The "way in" led through the booking office and onto Platform One, where we would "cross the line by the bridge only" - all of these signs in both the official languages of the time - and scramble to find our compartments, with bookings quickly reorganised to ensure one could travel with one's mates. The station was a hive of activity: conductors trying vainly to marshal over-excited schoolboys, trunks being flung into the guards' van by porters shouting the names of their destinations, and from the distant locomotive sheds, the evocative sound of engines blowing off steam and eager to get us on our way.

At last our two engines - coupled-together in a pair - panted slowly past us on their way to the head of the train, their fireboxes glowing and black smoke swirling around us as the firemen "made ready" for the long haul to Alicedale.

At 8.26pm exactly, the Stationmaster gave the "right away", two whistles pierced the night, the platform slipped away and we moved slowly through the suburbs before tackling the first steep gradient to West Hill on the long ascent to Highlands siding. The hubbub on the station died down and the "City of Saints" disappeared into the darkness - until next term.

Fast forward now to July 2009 and the National Arts Festival, where Brett Bailey - who loves the theatre but doesn't believe in performing in it - invited participants to a "site specific" piece entitled The Terminal, the only injunction being to come to the station "warmly dressed and with walking shoes".

With the last train having run in February 2009, the station buildings were an eerie sight: the entrance and windows barred and shuttered and only a rusting Garratt steam engine on a turntable serving as a reminder of its heritage. At 6pm the "Way In" door opened and 30 or so souls were ushered into the waiting room, given a playing card, seated on "Europeans only" benches and told to keep silent. The signs of yesteryear were still there - and still in both official languages - "Reservations", "Departing at.", "Arriving at.", "Tickets" - but, "the rest was silence" and the benches cold and uninviting. In the background, Gorecki's Symphony of Sorrowful Songs played hauntingly over the station's loudspeakers.

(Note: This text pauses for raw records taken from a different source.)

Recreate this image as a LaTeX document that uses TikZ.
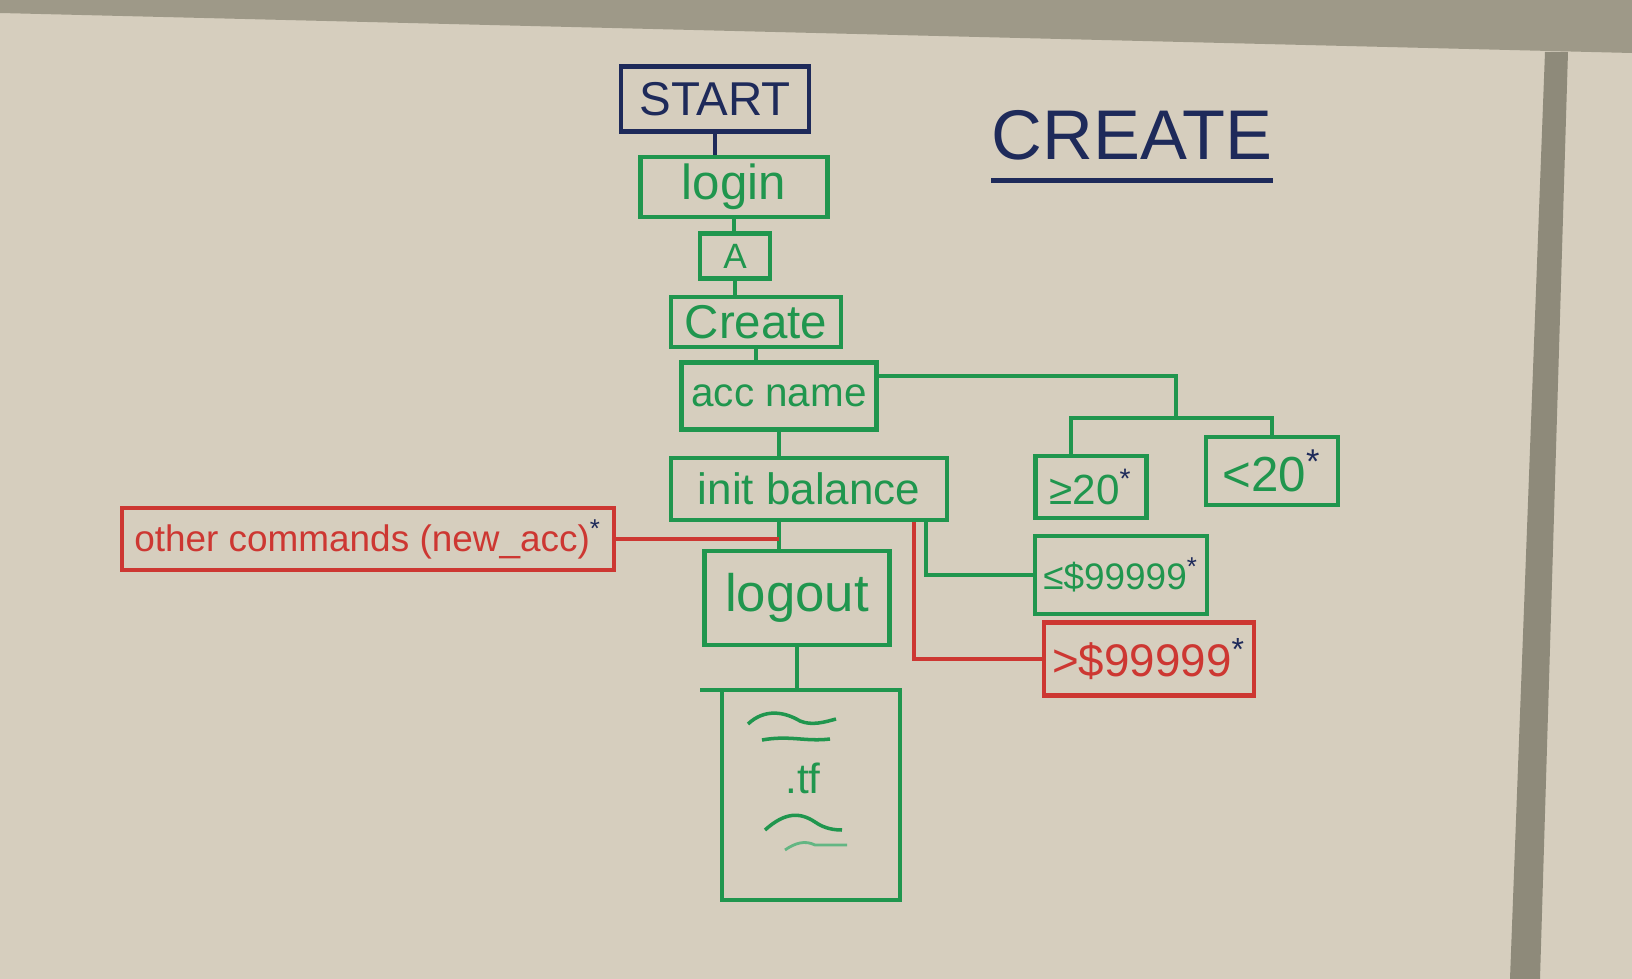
\documentclass[tikz,border=0pt]{standalone}
\usepackage{fontspec}
\setmainfont{Liberation Sans}
\usetikzlibrary{calc, positioning}
\definecolor{mkgreen}{RGB}{32,150,78}
\definecolor{mkred}{RGB}{205,55,50}
\definecolor{mknavy}{RGB}{30,42,90}
\definecolor{board}{RGB}{214,206,190}
\definecolor{frame}{RGB}{158,153,136}
\newcommand{\mkstar}{{\color{mknavy}\textsuperscript{*}}}

\begin{document}
\begin{tikzpicture}[x=0.01cm, y=-0.01cm,
    gbox/.style={draw=mkgreen, line width=1.2pt, text=mkgreen, inner sep=2pt},
    rbox/.style={draw=mkred, line width=1.2pt, text=mkred, inner sep=2pt},
    nbox/.style={draw=mknavy, line width=1.3pt, text=mknavy, inner sep=2pt},
    gline/.style={draw=mkgreen, line width=1.2pt},
    rline/.style={draw=mkred, line width=1.2pt}]
    % whiteboard
    \fill[board] (0,0) rectangle (1632,979);
    \fill[frame] (0,0) -- (1632,0) -- (1632,53) -- (0,13) -- cycle;
    \fill[frame!90!black] (1545,52) -- (1568,52) -- (1540,979) -- (1510,979) -- cycle;
    \useasboundingbox (0,0) rectangle (1632,979);

    % main column
    \node[nbox, minimum width=1.88cm, minimum height=0.65cm, font=\fontsize{13.5}{14}\selectfont] (start) at (715,99) {START};
    \node[gbox, minimum width=1.87cm, minimum height=0.58cm, font=\fontsize{14}{15}\selectfont] (login) at (734,187) {login};
    \node[gbox, minimum width=0.70cm, minimum height=0.45cm, font=\fontsize{10}{11}\selectfont] (a) at (735,256) {A};
    \node[gbox, minimum width=1.70cm, minimum height=0.50cm, font=\fontsize{13.5}{14}\selectfont] (create) at (756,322) {Create};
    \node[gbox, minimum width=1.95cm, minimum height=0.67cm, font=\fontsize{11.5}{12}\selectfont] (accname) at (779,396) {acc name};
    \node[gbox, minimum width=2.76cm, minimum height=0.62cm, font=\fontsize{12.5}{13}\selectfont] (init) at (809,489) {init balance};
    \node[gbox, minimum width=1.85cm, minimum height=0.94cm, font=\fontsize{15}{16}\selectfont] (logout) at (797,598) {logout};
    \node[gbox, outer sep=0pt, minimum width=1.78cm, minimum height=2.10cm] (doc) at (811,795) {};
    \node[text=mkgreen, font=\fontsize{12}{13}\selectfont] (tf) at (803,778) {.tf};

    % side branches
    \node[rbox, minimum width=4.92cm, minimum height=0.62cm, font=\fontsize{10.5}{11}\selectfont] (other) at (368,539) {other commands (new\_acc)\mkstar};
    \node[gbox, minimum width=1.11cm, minimum height=0.62cm, font=\fontsize{12}{13}\selectfont] (ge20) at (1091,487) {≥20\mkstar};
    \node[gbox, minimum width=1.32cm, minimum height=0.68cm, font=\fontsize{14}{15}\selectfont] (lt20) at (1272,471) {<20\mkstar};
    \node[gbox, minimum width=1.72cm, minimum height=0.78cm, font=\fontsize{10.5}{11}\selectfont] (le) at (1121,575) {≤\$99999\mkstar};
    \node[rbox, minimum width=2.10cm, minimum height=0.73cm, font=\fontsize{13}{14}\selectfont] (gt) at (1149,659) {>\$99999\mkstar};

    % title
    \node[text=mknavy, inner sep=0pt, font=\fontsize{20}{22}\selectfont] (title) at (1132,135) {CREATE};
    \draw[mknavy, line width=1.2pt] ([yshift=-0.2cm]title.south west) -- ([yshift=-0.2cm]title.south east);

    % connectors
    \coordinate (jn) at (779,539);
    \coordinate (ja) at (1176,418);
    \draw[mknavy, line width=1.2pt] (start.south) -- (start.south |- login.north);
    \draw[gline] (login.south) -- (login.south |- a.north);
    \draw[gline] (a.south) -- (a.south |- create.north);
    \draw[gline] (create.south) -- (create.south |- accname.north);
    \draw[gline] (accname.south) -- (accname.south |- init.north);
    \draw[gline] (init.south -| jn) -- (logout.north -| jn);
    \draw[gline] (logout.south) -- (logout.south |- doc.north);
    \draw[rline] (other.east) -- (jn);
    \draw[gline] ([yshift=0.2cm]accname.east) -| (ja);
    \draw[gline] ([xshift=-0.2cm]ge20.north) |- (ja) -| (lt20.north);
    \draw[gline] ([xshift=1.17cm]init.south) |- (le.west);
    \draw[rline] ([xshift=1.05cm]init.south) |- (gt.west);

    % sheet edge and scribbles
    \draw[gline] (doc.north west) -- ++(-22,0);
    \draw[mkgreen, line width=1pt] (748,724) .. controls (765,708) and (785,712) .. (800,721) .. controls (812,726) and (825,722) .. (836,719);
    \draw[mkgreen, line width=1pt] (762,740) .. controls (790,735) and (805,742) .. (830,739);
    \draw[mkgreen, line width=1pt] (765,830) .. controls (785,812) and (800,812) .. (815,822) .. controls (825,829) and (835,830) .. (842,830);
    \draw[mkgreen!70, line width=0.8pt] (785,850) .. controls (795,843) and (805,840) .. (815,845) -- (847,845);
\end{tikzpicture}
\end{document}
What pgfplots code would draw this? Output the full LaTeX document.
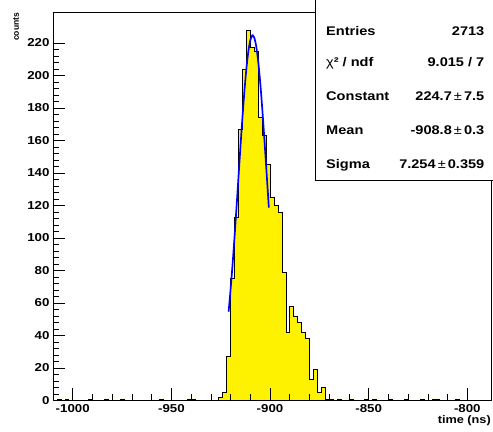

Cards were called at three-minute intervals, the bearers ushered onto the dark platform with a further instruction not to talk. Mine was the last to be called, which heightened the sense of desolation. As I passed through the door, a township child materialised out of the darkness and took my hand, leading me slowly past a variety of tableaux depicting the dispossessed in various forms. As we again "crossed the line by the bridge only", we looked down upon a vast pile of rubbish, where some human forms could dimly be seen scratching among the detritus. Reaching the "departure" platform, I looked in vain for traces of the past's activity, but only three or four figures lying in cardboard boxes were there, softly singing a Xhosa lament.

Clasping my hand more tightly, my companion led me quickly through the entrance to the adjacent cemetery, where two shadowy figures sat silently at the gate. We hurried past the graves to a fire around which more figures were seated, and finally back towards the station, crossing the now-derelict line running down to Port Alfred. A quick squeeze of the hand and my escort was gone as quickly as he had materialised, leaving me to contemplate my experience next to the rusting engine.

It was not a comfortable one: sadness both for a part of the past that could not be recalled, and more so for the ongoing plight of the dispossessed, most of whom still live in the same "township" that could be distantly seen from the lofty confines of our school over 50 years ago.